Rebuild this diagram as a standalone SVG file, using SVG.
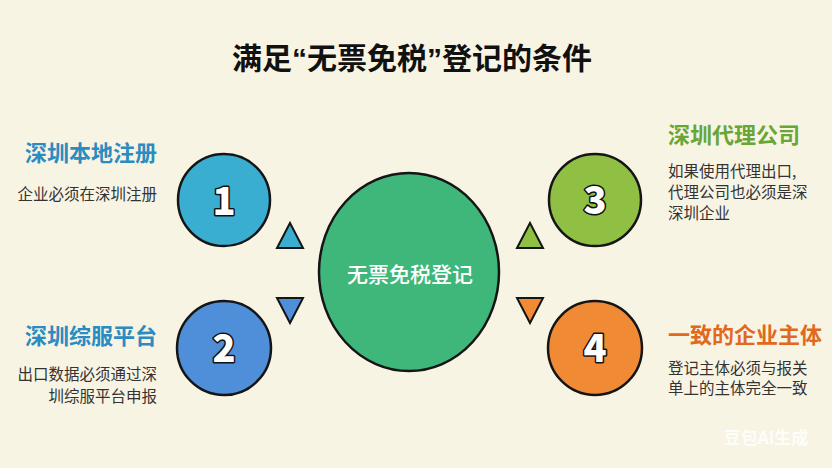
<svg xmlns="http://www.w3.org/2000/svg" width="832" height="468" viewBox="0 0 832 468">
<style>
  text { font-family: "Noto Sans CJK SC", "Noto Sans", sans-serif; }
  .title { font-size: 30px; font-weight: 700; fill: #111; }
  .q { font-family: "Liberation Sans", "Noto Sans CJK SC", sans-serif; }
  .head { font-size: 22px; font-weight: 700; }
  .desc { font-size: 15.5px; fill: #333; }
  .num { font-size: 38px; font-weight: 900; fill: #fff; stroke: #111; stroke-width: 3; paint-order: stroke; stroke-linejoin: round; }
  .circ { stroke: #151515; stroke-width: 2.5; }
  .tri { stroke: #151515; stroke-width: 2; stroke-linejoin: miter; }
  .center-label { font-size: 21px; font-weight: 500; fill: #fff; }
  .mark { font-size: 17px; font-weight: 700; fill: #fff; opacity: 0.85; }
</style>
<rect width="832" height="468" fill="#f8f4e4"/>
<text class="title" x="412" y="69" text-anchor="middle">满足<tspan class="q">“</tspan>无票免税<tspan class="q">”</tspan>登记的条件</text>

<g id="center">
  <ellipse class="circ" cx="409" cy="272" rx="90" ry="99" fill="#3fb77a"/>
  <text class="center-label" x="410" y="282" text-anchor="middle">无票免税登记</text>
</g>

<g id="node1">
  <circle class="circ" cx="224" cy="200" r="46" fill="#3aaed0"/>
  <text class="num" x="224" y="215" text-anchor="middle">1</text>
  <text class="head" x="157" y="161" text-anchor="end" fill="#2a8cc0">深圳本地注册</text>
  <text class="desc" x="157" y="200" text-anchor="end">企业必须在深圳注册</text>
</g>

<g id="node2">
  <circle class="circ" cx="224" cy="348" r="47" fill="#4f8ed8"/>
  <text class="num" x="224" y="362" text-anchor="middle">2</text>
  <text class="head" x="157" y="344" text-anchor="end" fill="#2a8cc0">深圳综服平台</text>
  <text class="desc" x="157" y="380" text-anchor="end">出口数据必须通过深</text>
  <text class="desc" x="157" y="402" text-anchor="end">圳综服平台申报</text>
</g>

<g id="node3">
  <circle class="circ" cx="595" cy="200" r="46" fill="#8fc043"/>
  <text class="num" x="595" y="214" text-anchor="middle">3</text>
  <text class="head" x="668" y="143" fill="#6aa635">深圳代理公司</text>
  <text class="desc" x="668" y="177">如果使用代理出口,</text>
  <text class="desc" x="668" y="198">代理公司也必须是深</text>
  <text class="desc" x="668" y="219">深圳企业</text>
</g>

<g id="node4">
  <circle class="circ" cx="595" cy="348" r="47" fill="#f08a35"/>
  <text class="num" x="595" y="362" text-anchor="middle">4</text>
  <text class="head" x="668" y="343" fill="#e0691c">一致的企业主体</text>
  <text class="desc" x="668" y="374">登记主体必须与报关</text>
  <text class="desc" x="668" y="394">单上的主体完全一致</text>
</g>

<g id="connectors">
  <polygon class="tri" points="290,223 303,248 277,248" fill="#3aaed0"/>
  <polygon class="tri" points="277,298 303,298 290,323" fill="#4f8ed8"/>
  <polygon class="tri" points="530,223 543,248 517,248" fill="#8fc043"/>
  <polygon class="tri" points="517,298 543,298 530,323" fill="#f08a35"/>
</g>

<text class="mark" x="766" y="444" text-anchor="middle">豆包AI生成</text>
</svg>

^^^^^^^^^^^^^^^^

• SHORT PROBLEM
Write out the listing above exactly as it stands, pictures excluded.

• OUTPUT OF THE EXERCISE
Rebuild this diagram as a standalone SVG file, using SVG.
<svg xmlns="http://www.w3.org/2000/svg" width="832" height="468" viewBox="0 0 832 468">
<style>
  text { font-family: "Noto Sans CJK SC", "Noto Sans", sans-serif; }
  .title { font-size: 30px; font-weight: 700; fill: #111; }
  .q { font-family: "Liberation Sans", "Noto Sans CJK SC", sans-serif; }
  .head { font-size: 22px; font-weight: 700; }
  .desc { font-size: 15.5px; fill: #333; }
  .num { font-size: 38px; font-weight: 900; fill: #fff; stroke: #111; stroke-width: 3; paint-order: stroke; stroke-linejoin: round; }
  .circ { stroke: #151515; stroke-width: 2.5; }
  .tri { stroke: #151515; stroke-width: 2; stroke-linejoin: miter; }
  .center-label { font-size: 21px; font-weight: 500; fill: #fff; }
  .mark { font-size: 17px; font-weight: 700; fill: #fff; opacity: 0.85; }
</style>
<rect width="832" height="468" fill="#f8f4e4"/>
<text class="title" x="412" y="69" text-anchor="middle">满足<tspan class="q">“</tspan>无票免税<tspan class="q">”</tspan>登记的条件</text>

<g id="center">
  <ellipse class="circ" cx="409" cy="272" rx="90" ry="99" fill="#3fb77a"/>
  <text class="center-label" x="410" y="282" text-anchor="middle">无票免税登记</text>
</g>

<g id="node1">
  <circle class="circ" cx="224" cy="200" r="46" fill="#3aaed0"/>
  <text class="num" x="224" y="215" text-anchor="middle">1</text>
  <text class="head" x="157" y="161" text-anchor="end" fill="#2a8cc0">深圳本地注册</text>
  <text class="desc" x="157" y="200" text-anchor="end">企业必须在深圳注册</text>
</g>

<g id="node2">
  <circle class="circ" cx="224" cy="348" r="47" fill="#4f8ed8"/>
  <text class="num" x="224" y="362" text-anchor="middle">2</text>
  <text class="head" x="157" y="344" text-anchor="end" fill="#2a8cc0">深圳综服平台</text>
  <text class="desc" x="157" y="380" text-anchor="end">出口数据必须通过深</text>
  <text class="desc" x="157" y="402" text-anchor="end">圳综服平台申报</text>
</g>

<g id="node3">
  <circle class="circ" cx="595" cy="200" r="46" fill="#8fc043"/>
  <text class="num" x="595" y="214" text-anchor="middle">3</text>
  <text class="head" x="668" y="143" fill="#6aa635">深圳代理公司</text>
  <text class="desc" x="668" y="177">如果使用代理出口,</text>
  <text class="desc" x="668" y="198">代理公司也必须是深</text>
  <text class="desc" x="668" y="219">深圳企业</text>
</g>

<g id="node4">
  <circle class="circ" cx="595" cy="348" r="47" fill="#f08a35"/>
  <text class="num" x="595" y="362" text-anchor="middle">4</text>
  <text class="head" x="668" y="343" fill="#e0691c">一致的企业主体</text>
  <text class="desc" x="668" y="374">登记主体必须与报关</text>
  <text class="desc" x="668" y="394">单上的主体完全一致</text>
</g>

<g id="connectors">
  <polygon class="tri" points="290,223 303,248 277,248" fill="#3aaed0"/>
  <polygon class="tri" points="277,298 303,298 290,323" fill="#4f8ed8"/>
  <polygon class="tri" points="530,223 543,248 517,248" fill="#8fc043"/>
  <polygon class="tri" points="517,298 543,298 530,323" fill="#f08a35"/>
</g>

<text class="mark" x="766" y="444" text-anchor="middle">豆包AI生成</text>
</svg>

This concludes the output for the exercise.